If you're planning to strength preconditions, relax postconditions, violate invariants, or anything else that might affect users adversely, think long and hard about specializations. You probably want to overload instead.

This of course may not be the sole deciding factor, given I've listed at least other considerations in this very answer that might affect your choice, but it's probably the biggest one. If you decide to go against it, it behooves you to document the choice and explain the rationale, because users will be surprised when your template blows up on them.

3. Specializations definitively block the base template definition from being instantiated with that particular specialization

Overloads don't necessarily do that, though based on current language rules they sometimes might happen to do that as a side effect of there being no way to reference the base definition.

This may be a good thing or a bad thing, depending on why you're specializing.

• If you're specializing because your new definition is slightly better in some way (e.g., maybe it's optimized), there's no significant reason to block the base definition. In fact, having it around may be helpful for testing the optimized definition. In such cases, overloading might make more sense than specialization.

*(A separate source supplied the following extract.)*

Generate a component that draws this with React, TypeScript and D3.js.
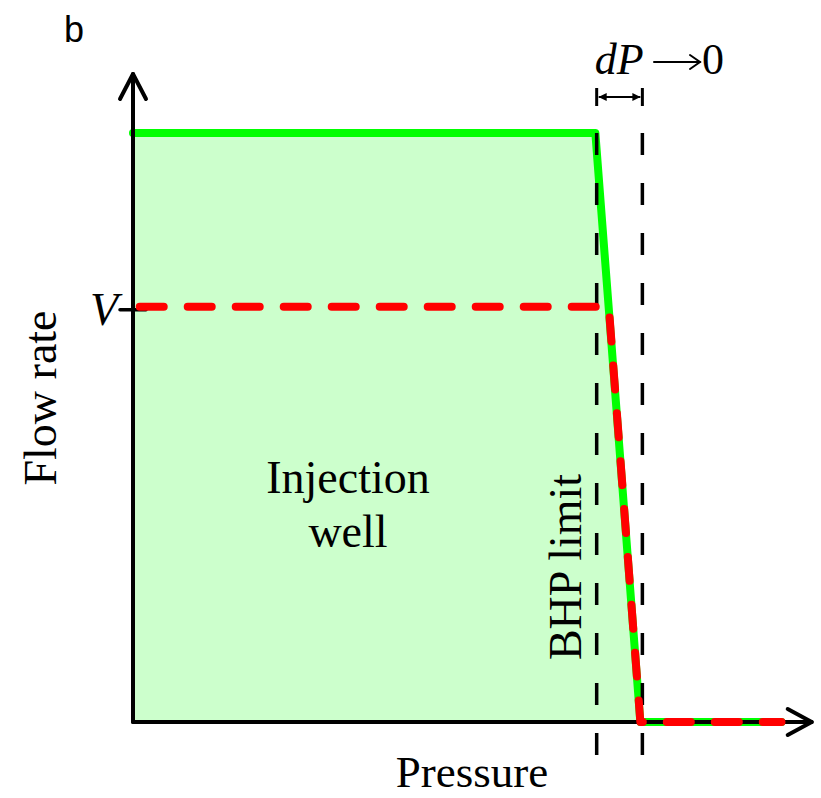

• If you're specializing because the base definition is unusable, wrong, or nonexistent, then you definitely don't want that definition to be accessible anywhere, and in that case, specialization is probably better than overloading.

Answer 3

There's little to add to Peter Alexander's answer. Let me just mention one use in wich function specialization could be prefearable over overloading: if you have to select among functions with no parameters.

E.g.

template<class T> T zero();
template<> int zero() { return 0; }
template<> long zero() { return 0L; }

To do something similar using function overloading, you would have to add a parameter to the function signature:

int zero(int) { return 0; }
long zero(long) { return 0L; }

Answer 4

You aren't allowed to overload functions in the std namespace, but you are allowed to specialize templates (as I recall), so that's one option.

The other option is to put your swap function in the same namespace as the thing it's operating on and using std::swap; before calling an unqualified swap.